Reasumując, proces budowy nowego zespołu przebiega w ostatnich tygodniach bardzo fajnie. Włączają się do gry nowi zawodnicy : Szeląg, Tunkiewicz, Weremko. W Warlubiu w Pucharze debiutował nasz młody bramkarz, Jarosław Tkaczyk. Sporo się dzieje. Nie można tego przegapić. 

Słowa uznania z mojej strony dla zarządu klubu, który po słabym początku rundy nie czekał z założonymi rękoma i sprowadził jeszcze kilku zawodników podnosząc poziom rywalizacji w zespole. 

Bo jak kibice często susznie zauważają: 


Walczyć trenować, Zawisza musi panować.

wtorek, 5 października 2021

NIE, dla kupowania awansów na skróty

III-ligowe zmagania prowadzą Zawiszę do Starogardu Gdańskiego. Gospodarze tego meczu znajdują się obecnie w tabeli na 10 miejscu z 15 punktami. W ostanich dwóch kolejkach pokonali dwa zespoły ze strefy spadkowej: Kluczewię i Bałtyk Gdynia i odbili się od strefy spadkowej na 7 punktów. Poprzedni sezon zakończyli na wysokim, czwartym miejscu. 

KP Starogard Gdański znalazł się w III lidze przed 5 sezonami..... przejmując prawo do gry w III lidze od klubu KS  Chwaszczyno. Manewr bliźniaczy do tzw. "Hyrobudowy", którą próbowano przeszczepić z Włocławka do Bydogszczy. Jedna różnica to poziom rozgrywek. Hydrobudowa grała na zapleczu Ekstraklasy. Druga różnica to konsekwentna akcja kibiców Zawiszy w Bydgoszczy, która doprowadziła do zniknięcia tworu z piłkarskiej mapy Polski. Droga na skróty do III ligi wykonana przez naszych najbliższych rywali kosztowała kibiców KS Chwaszczyno degrdację z III ligi do B-klasy. Obecnie KS Chwaszczyno po dwóch awansach gra w Klasie Okręgowej. Niesmak na pewno jednak pozostał. 

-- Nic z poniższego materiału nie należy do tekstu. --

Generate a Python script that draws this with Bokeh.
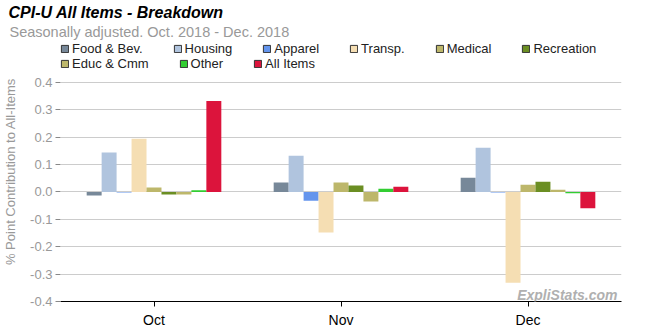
from bokeh.plotting import figure
from bokeh.models import (ColumnDataSource, FactorRange, Legend, LegendItem, Label, Title,
                          FixedTicker, NumeralTickFormatter, Range1d)
from bokeh.transform import dodge
from bokeh.embed import file_html
from bokeh.resources import INLINE

months = ["Oct", "Nov", "Dec"]
series_names = ["Food & Bev.", "Housing", "Apparel", "Transp.", "Medical",
                "Recreation", "Educ & Cmm", "Other", "All Items"]
food = [-0.013, 0.034, 0.052]
housing = [0.144, 0.132, 0.161]
apparel = [-0.002, -0.032, -0.002]
transp = [0.194, -0.148, -0.332]
medical = [0.016, 0.034, 0.026]
recreation = [-0.009, 0.023, 0.037]
educ = [-0.009, -0.035, 0.008]
other = [0.006, 0.012, -0.005]
all_items = [0.332, 0.019, -0.060]
colors = ["#778899", "#B0C4DE", "#6495ED", "#F5DEB3", "#BDB76B",
          "#6B8E23", "#BDB76B", "#32CD32", "#DC143C"]
y_ticks = [-0.4, -0.3, -0.2, -0.1, 0.0, 0.1, 0.2, 0.3, 0.4]

values = [food, housing, apparel, transp, medical, recreation, educ, other, all_items]
keys = ["s%d" % i for i in range(len(values))]
data = {"month": months}
for k, v in zip(keys, values):
    data[k] = v
source = ColumnDataSource(data)

FONT = "Liberation Sans"

# frame extends up to y=41 px so that the legend rows sit inside it;
# scale stays 275 px per unit (0.4 gridline at y=82 px)
FRAME_TOP = 41
y_end = -0.4 + (302 - FRAME_TOP) / 275.0

p = figure(x_range=FactorRange(*months, range_padding=0), y_range=Range1d(-0.4, y_end),
           width=650, height=330, output_backend="svg", toolbar_location=None,
           title=None, min_border_left=60, min_border_right=29, min_border_top=FRAME_TOP,
           min_border_bottom=28)
p.outline_line_color = None

bw = 0.08
proxies = []
for i, (k, c) in enumerate(zip(keys, colors)):
    off = (i - 4) * bw
    p.vbar(x=dodge("month", off, range=p.x_range), top=k, bottom=0, width=bw,
           source=source, fill_color=c, line_color=None)
    r = p.vbar(x=dodge("month", off, range=p.x_range), top=k, bottom=0, width=bw,
               source=source, fill_color=c, line_color="#333333", line_width=1)
    r.visible = False
    proxies.append(r)

def make_legend(idx, loc):
    lg = Legend(items=[LegendItem(label=series_names[i], renderers=[proxies[i]]) for i in idx],
                orientation="horizontal", location=loc, click_policy="none")
    lg.border_line_color = None
    lg.background_fill_alpha = 0
    lg.padding = 0
    lg.margin = 0
    lg.spacing = 30
    lg.glyph_width = 9
    lg.glyph_height = 9
    lg.label_standoff = 3
    lg.label_height = 14
    lg.label_width = 10
    lg.label_text_font = FONT
    lg.label_text_font_size = "13px"
    lg.label_text_color = "#222222"
    return lg

p.add_layout(make_legend([0, 1, 2, 3, 4, 5], (0, 302 - 57)), "center")
p.add_layout(make_legend([6, 7, 8], (0, 302 - 72)), "center")

p.add_layout(Title(text="Seasonally adjusted. Oct. 2018 - Dec. 2018", align="left",
                   offset=-51, standoff=3, text_font=FONT, text_font_size="14.5px",
                   text_font_style="normal", text_color="#999999"), "above")
p.add_layout(Title(text="CPI-U All Items - Breakdown", align="left", offset=-52,
                   standoff=0, text_font=FONT, text_font_size="16px",
                   text_font_style="bold italic", text_color="#000000"), "above")

p.xgrid.grid_line_color = None
p.ygrid.grid_line_color = "#cccccc"
p.ygrid.grid_line_width = 1
p.yaxis.ticker = FixedTicker(ticks=y_ticks)
p.yaxis.formatter = NumeralTickFormatter(format="0.0")
p.yaxis.axis_line_color = None
p.yaxis.major_tick_line_color = "#888888"
p.yaxis.major_tick_in = 0
p.yaxis.major_tick_out = 5
p.yaxis.minor_tick_line_color = None
p.yaxis.major_label_text_color = "#999999"
p.yaxis.major_label_text_font = FONT
p.yaxis.major_label_text_font_size = "13px"
p.yaxis.major_label_standoff = 3
p.yaxis.axis_label = "% Point Contribution to All-Items"
p.yaxis.axis_label_text_font = FONT
p.yaxis.axis_label_text_font_size = "13px"
p.yaxis.axis_label_text_font_style = "normal"
p.yaxis.axis_label_text_color = "#999999"
p.yaxis.axis_label_standoff = 9

p.xaxis.axis_line_color = "#000000"
p.xaxis.major_tick_line_color = "#000000"
p.xaxis.major_tick_in = 0
p.xaxis.major_tick_out = 5
p.xaxis.minor_tick_line_color = None
p.xaxis.major_label_text_font = FONT
p.xaxis.major_label_text_font_size = "14px"
p.xaxis.major_label_text_color = "#000000"
p.xaxis.major_label_standoff = 5

p.add_layout(Label(x=557, y=7, x_units="screen", y_units="screen",
                   text="ExpliStats.com", text_font=FONT,
                   text_font_size="14px", text_font_style="bold italic",
                   text_color="#b0b0b0", text_align="right", text_baseline="middle"))

open("out.html", "w").write(file_html(p, INLINE))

Każdy ma prawo do własnej oceny takich działań, ale kibice powiedzą "nie" dla piłkarskich przeszczepów, mówiąc bez owijania w bawełnę - kupowania miejsc w lidze.

Zawisza poszedł zupełnie inną drogą. Po wycofaniu z I-ligowych rozrywek zespołu Radosława Osucha, środowisko skupione wokół Stowarzyszenia Piłkarskiego Zawisza podjęło decyzję o starcie od B-klasy. 

Tylko ludzie zaangażowani w ten projekt wiedzą ile wysiłku kosztował Zawiszę awns do III ligi, ale było warto podjąć ten wysiłek.

Jesteśmy z tego dumni. 

Czytaj też: Rozpoczyna się nowa era w historii Zawiszy. Era odbudowy od B-klasy.

Zamiast zapowiedzi nadchodzącego spotkania bedzie krótkie:

NIE, dla kupowania awansów na skróty.